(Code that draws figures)
- - - - - - -

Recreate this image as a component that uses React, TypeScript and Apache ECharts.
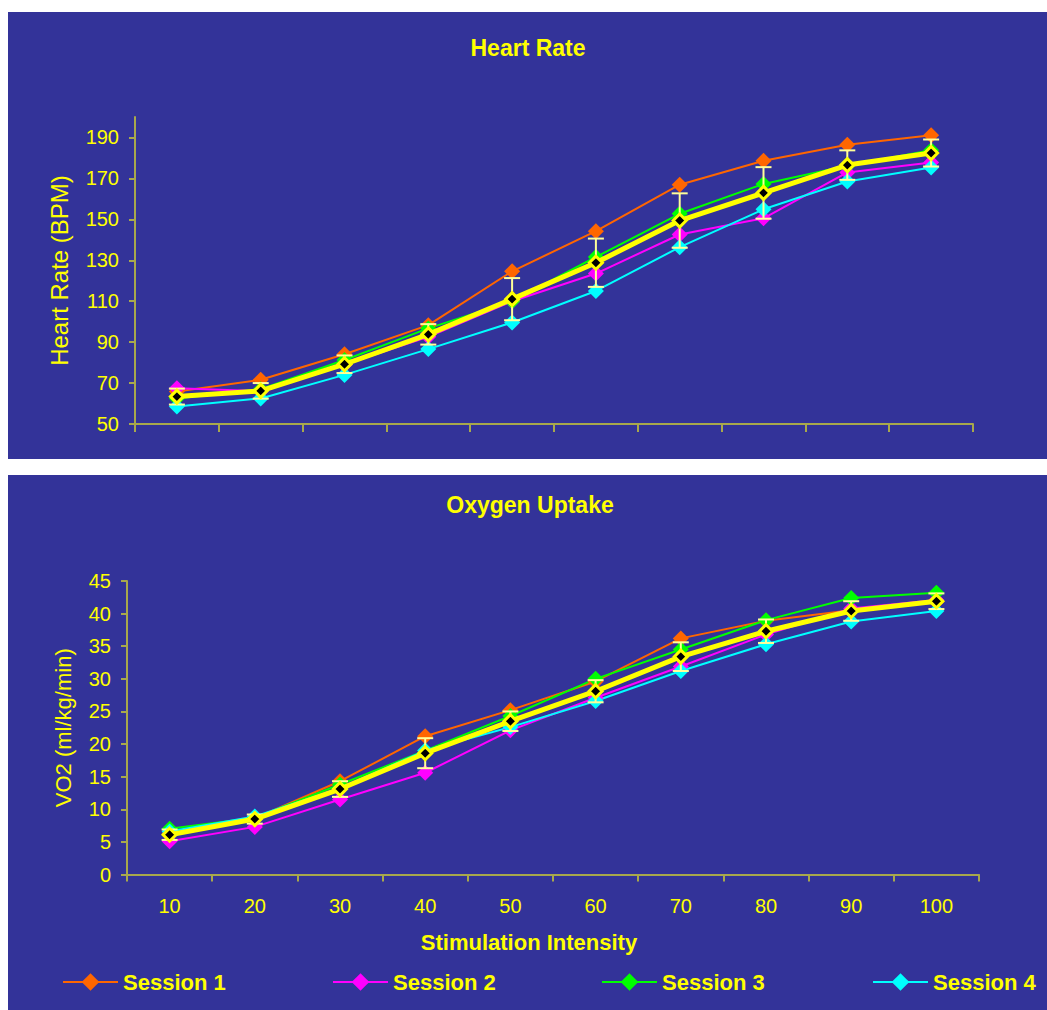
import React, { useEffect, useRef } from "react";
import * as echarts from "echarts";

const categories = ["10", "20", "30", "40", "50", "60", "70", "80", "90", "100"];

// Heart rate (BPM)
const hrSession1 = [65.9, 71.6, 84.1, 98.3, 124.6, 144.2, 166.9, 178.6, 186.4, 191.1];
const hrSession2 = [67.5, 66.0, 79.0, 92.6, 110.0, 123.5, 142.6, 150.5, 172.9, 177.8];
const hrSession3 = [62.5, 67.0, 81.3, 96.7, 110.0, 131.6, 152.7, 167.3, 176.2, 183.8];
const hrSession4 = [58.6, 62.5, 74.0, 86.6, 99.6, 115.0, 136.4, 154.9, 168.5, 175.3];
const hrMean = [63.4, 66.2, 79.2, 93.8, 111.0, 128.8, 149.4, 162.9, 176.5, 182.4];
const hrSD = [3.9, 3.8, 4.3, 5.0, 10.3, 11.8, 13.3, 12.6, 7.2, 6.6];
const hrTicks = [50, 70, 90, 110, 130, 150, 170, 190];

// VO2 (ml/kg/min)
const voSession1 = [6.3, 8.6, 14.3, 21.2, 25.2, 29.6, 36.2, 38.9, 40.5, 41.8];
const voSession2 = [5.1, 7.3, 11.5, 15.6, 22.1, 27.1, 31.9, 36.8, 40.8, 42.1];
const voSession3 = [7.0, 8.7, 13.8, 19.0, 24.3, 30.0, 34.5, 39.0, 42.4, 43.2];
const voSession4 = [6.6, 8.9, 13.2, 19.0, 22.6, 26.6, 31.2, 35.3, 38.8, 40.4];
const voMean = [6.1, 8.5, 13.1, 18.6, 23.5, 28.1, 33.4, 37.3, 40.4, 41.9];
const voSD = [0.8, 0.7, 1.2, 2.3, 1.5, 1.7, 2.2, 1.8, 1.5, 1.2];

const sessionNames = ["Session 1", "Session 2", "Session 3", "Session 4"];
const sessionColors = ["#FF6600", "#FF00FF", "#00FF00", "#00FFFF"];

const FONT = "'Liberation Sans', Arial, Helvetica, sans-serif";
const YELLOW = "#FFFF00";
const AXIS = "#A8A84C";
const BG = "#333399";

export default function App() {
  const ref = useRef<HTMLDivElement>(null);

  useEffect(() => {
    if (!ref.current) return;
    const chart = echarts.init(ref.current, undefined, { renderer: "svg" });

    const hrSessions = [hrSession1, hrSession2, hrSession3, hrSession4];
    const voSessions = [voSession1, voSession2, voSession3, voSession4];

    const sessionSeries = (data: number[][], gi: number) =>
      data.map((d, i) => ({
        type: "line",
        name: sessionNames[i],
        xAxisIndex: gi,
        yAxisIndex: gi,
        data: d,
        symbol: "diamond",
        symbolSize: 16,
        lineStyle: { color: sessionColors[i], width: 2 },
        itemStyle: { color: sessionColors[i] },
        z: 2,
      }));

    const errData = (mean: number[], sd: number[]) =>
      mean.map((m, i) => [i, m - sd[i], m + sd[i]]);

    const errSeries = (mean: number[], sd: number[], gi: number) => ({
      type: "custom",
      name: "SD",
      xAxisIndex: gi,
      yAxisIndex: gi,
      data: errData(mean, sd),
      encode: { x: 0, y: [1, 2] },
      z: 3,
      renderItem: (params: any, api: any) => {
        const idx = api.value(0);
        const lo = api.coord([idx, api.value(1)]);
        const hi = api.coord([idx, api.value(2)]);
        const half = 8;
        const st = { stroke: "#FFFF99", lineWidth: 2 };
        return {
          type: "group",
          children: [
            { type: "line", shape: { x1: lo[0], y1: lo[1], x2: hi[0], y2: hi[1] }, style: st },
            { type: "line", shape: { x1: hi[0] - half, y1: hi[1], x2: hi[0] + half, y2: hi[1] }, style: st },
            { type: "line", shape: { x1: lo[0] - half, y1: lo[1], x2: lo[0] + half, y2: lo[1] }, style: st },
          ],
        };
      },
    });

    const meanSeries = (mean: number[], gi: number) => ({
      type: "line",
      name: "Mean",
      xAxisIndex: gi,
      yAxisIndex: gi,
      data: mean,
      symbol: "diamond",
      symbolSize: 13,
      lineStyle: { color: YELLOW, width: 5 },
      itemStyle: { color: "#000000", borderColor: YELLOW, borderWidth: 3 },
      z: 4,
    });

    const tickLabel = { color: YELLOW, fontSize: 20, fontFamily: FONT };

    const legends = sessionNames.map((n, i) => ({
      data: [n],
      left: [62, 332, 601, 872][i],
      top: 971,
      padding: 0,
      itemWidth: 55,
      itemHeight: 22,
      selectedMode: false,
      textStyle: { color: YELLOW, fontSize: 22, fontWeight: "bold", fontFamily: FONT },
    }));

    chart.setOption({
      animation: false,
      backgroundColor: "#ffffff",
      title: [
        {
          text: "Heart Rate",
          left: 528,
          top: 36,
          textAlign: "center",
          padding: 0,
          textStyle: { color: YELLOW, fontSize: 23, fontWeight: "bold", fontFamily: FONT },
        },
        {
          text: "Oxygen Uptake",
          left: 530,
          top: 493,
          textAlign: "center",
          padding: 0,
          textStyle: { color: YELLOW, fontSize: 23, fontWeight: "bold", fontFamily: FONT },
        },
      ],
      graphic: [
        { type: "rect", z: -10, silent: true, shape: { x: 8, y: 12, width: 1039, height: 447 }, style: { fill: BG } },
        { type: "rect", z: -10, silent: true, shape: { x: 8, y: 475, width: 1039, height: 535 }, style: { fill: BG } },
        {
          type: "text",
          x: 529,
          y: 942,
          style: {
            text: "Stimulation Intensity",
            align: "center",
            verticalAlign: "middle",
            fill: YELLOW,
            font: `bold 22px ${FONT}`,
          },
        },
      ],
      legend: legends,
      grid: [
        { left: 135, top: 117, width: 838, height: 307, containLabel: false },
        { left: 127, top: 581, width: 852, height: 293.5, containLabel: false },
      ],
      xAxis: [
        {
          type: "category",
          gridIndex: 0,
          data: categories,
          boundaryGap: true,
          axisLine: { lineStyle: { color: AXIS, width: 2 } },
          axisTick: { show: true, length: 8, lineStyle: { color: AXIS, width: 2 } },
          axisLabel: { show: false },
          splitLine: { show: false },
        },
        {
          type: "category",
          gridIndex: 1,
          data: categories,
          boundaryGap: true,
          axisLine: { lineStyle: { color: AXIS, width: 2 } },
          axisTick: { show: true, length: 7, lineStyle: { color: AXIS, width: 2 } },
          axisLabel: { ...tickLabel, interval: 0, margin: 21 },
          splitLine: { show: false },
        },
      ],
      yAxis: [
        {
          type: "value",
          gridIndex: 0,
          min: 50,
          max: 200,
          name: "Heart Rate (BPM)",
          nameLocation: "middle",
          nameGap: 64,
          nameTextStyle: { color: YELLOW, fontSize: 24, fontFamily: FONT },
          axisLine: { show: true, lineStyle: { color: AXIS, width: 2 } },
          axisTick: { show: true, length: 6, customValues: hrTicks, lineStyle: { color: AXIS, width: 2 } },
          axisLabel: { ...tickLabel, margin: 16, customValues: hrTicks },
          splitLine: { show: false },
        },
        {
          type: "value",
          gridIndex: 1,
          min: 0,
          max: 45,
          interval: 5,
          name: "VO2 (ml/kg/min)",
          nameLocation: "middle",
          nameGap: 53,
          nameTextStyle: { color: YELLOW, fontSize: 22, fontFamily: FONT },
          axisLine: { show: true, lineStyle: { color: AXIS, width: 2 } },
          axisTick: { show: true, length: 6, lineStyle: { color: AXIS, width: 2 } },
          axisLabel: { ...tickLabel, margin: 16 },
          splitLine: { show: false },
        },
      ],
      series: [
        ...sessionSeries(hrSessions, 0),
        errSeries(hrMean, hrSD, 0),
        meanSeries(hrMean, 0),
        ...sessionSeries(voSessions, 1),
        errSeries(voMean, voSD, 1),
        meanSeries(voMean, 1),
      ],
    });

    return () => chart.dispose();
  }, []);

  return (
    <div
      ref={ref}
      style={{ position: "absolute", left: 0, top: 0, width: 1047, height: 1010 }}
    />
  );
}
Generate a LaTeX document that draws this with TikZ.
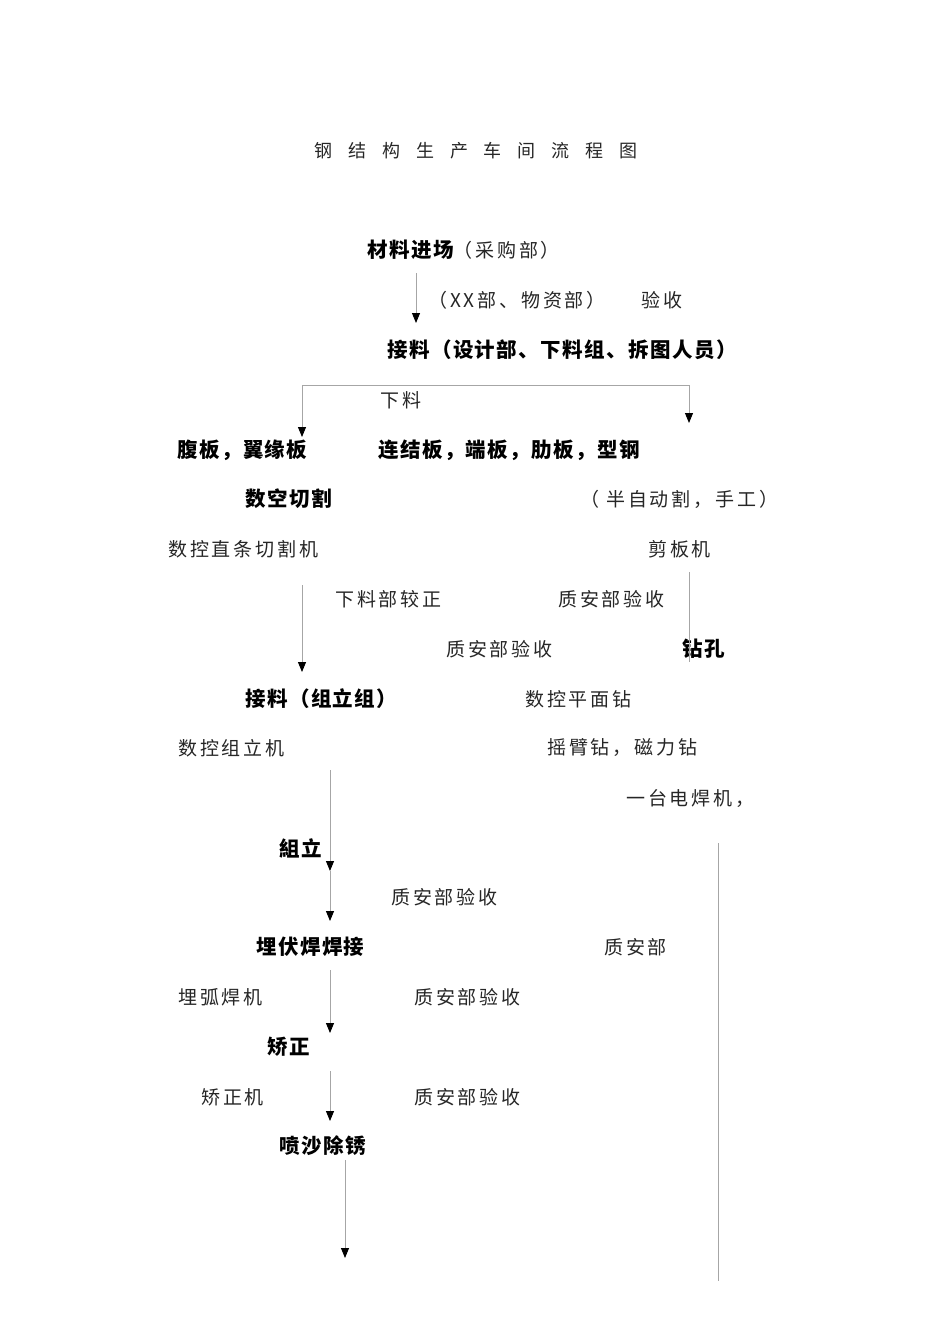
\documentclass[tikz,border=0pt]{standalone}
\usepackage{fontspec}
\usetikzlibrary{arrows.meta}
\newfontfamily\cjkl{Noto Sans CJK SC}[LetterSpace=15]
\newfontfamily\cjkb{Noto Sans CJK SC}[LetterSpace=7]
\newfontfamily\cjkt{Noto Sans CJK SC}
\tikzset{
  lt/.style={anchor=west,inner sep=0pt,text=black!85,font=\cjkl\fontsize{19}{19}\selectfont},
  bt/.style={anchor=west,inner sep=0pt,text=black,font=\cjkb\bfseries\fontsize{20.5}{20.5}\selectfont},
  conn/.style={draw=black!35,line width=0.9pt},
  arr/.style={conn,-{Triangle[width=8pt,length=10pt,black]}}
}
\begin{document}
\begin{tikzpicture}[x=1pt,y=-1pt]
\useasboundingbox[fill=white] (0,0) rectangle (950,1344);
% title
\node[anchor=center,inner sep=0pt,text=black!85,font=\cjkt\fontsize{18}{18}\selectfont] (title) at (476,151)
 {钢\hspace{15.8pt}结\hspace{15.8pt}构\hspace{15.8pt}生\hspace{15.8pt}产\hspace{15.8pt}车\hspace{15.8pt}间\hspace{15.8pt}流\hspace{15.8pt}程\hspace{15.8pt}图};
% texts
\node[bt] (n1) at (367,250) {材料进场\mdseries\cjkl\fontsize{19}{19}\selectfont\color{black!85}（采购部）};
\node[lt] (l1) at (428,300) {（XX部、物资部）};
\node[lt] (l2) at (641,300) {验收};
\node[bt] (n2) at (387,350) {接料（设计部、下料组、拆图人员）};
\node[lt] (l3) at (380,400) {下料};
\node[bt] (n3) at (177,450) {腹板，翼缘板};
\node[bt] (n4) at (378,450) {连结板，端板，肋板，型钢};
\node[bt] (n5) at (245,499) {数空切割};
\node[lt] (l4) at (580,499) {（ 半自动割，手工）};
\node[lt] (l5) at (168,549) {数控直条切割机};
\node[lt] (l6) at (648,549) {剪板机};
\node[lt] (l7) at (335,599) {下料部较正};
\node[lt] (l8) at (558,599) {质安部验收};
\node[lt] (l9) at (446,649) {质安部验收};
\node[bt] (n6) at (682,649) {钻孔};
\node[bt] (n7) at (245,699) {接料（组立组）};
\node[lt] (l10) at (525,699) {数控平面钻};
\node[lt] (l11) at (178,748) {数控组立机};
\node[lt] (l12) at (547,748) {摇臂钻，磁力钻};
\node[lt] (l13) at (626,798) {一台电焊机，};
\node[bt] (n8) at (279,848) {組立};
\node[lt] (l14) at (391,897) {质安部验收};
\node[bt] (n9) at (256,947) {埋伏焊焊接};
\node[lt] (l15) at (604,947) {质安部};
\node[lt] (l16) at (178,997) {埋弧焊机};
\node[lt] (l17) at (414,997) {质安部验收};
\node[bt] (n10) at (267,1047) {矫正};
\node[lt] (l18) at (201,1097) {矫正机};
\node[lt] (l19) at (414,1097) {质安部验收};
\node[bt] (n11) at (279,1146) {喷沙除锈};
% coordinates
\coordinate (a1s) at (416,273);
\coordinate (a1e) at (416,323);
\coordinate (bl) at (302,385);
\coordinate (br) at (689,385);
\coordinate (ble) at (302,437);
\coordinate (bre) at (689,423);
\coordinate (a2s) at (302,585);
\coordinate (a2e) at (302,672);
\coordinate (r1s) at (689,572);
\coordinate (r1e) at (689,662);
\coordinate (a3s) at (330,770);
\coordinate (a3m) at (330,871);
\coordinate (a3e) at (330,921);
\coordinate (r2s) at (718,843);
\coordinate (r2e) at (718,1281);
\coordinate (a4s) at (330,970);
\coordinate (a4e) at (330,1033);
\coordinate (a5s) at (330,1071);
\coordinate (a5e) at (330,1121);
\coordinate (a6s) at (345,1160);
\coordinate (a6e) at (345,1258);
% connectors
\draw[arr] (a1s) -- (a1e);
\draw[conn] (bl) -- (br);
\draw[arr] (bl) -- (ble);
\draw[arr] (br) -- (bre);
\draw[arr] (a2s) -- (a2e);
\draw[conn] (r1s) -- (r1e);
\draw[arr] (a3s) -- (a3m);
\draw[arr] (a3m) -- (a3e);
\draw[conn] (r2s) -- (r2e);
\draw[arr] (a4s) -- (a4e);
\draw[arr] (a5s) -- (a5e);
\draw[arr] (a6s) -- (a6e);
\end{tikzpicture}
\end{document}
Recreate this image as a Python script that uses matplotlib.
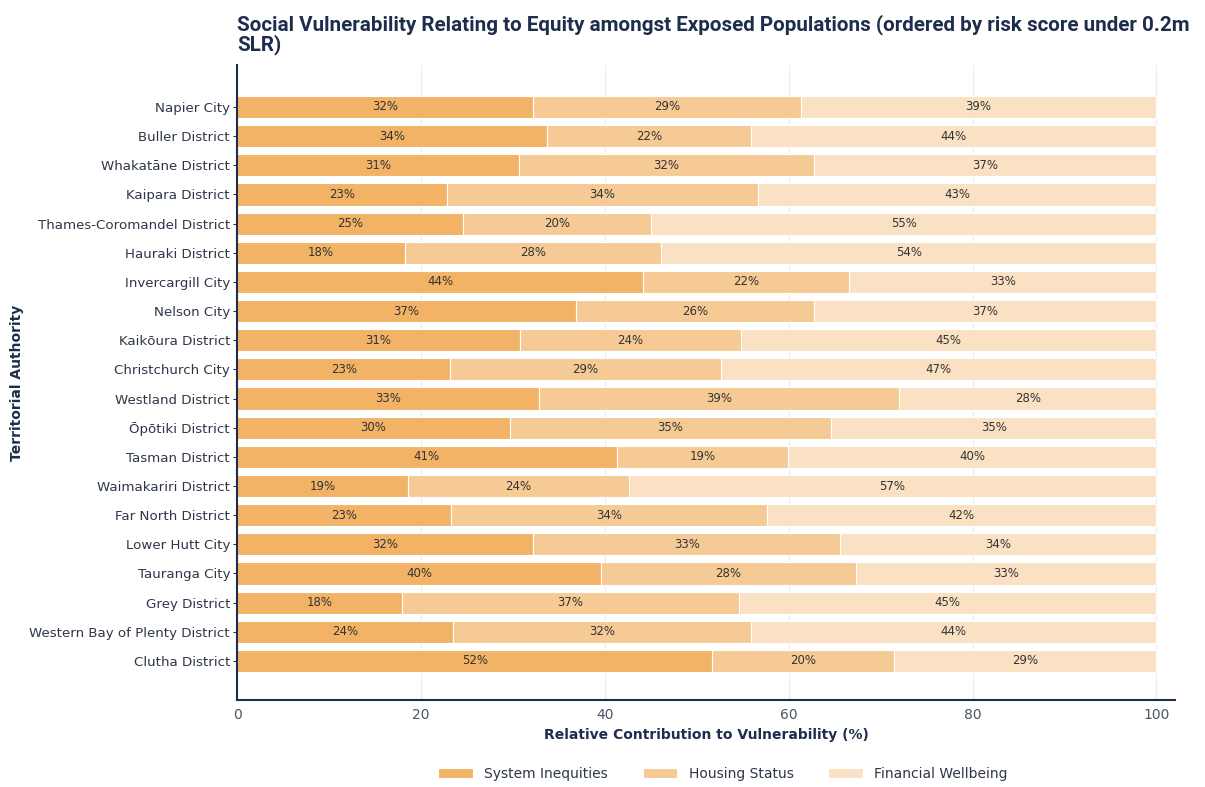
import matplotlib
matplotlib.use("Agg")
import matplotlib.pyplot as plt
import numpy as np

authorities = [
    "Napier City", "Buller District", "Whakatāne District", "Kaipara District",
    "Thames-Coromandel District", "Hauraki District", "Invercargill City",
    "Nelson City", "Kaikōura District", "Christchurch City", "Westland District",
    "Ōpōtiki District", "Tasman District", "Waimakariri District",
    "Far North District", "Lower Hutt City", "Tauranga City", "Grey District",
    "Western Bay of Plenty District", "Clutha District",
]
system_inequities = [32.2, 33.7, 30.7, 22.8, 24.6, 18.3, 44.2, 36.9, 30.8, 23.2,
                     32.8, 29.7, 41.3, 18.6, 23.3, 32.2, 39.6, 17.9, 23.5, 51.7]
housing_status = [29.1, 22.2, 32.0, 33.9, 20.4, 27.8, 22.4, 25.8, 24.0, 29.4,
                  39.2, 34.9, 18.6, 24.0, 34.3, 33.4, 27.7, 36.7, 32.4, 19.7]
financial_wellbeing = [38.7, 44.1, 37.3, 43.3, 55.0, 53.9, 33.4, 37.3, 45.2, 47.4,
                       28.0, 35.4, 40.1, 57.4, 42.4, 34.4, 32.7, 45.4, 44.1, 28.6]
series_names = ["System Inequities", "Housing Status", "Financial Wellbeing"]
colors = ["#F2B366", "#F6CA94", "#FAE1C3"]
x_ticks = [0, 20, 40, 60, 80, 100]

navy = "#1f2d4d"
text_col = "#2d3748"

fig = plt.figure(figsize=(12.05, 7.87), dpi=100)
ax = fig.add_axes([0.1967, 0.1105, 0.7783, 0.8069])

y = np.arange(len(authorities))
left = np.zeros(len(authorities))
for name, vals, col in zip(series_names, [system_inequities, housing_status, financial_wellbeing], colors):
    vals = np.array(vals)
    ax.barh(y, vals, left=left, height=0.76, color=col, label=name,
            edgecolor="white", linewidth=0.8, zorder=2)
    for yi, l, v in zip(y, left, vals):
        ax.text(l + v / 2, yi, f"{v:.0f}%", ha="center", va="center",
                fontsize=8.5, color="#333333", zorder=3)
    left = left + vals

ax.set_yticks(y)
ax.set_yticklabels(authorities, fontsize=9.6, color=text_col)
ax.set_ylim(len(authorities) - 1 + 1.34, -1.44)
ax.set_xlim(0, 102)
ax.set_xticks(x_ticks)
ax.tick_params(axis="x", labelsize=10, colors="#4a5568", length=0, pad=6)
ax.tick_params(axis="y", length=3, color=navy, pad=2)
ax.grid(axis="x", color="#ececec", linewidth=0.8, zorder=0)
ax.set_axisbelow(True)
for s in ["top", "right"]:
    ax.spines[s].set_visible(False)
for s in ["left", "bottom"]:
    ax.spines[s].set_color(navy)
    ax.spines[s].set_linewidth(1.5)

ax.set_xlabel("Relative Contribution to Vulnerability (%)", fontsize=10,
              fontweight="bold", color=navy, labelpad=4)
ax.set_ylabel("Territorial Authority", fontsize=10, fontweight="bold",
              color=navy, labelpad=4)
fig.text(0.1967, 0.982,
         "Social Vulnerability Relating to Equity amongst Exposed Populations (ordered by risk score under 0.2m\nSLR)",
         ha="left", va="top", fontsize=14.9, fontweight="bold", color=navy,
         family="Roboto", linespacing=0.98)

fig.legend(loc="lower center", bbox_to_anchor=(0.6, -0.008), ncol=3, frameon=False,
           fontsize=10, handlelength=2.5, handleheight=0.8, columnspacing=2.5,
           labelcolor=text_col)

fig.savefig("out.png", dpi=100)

- - - - - - -

*What you will do*: Look above for the line with "Recreate this image as a Python", then print it and each line after it down to and including the line with "import numpy as np". Leave out the pictures and keep the wording exact.

*Task solution*:
Recreate this image as a Python script that uses matplotlib.
import matplotlib
matplotlib.use("Agg")
import matplotlib.pyplot as plt
import numpy as np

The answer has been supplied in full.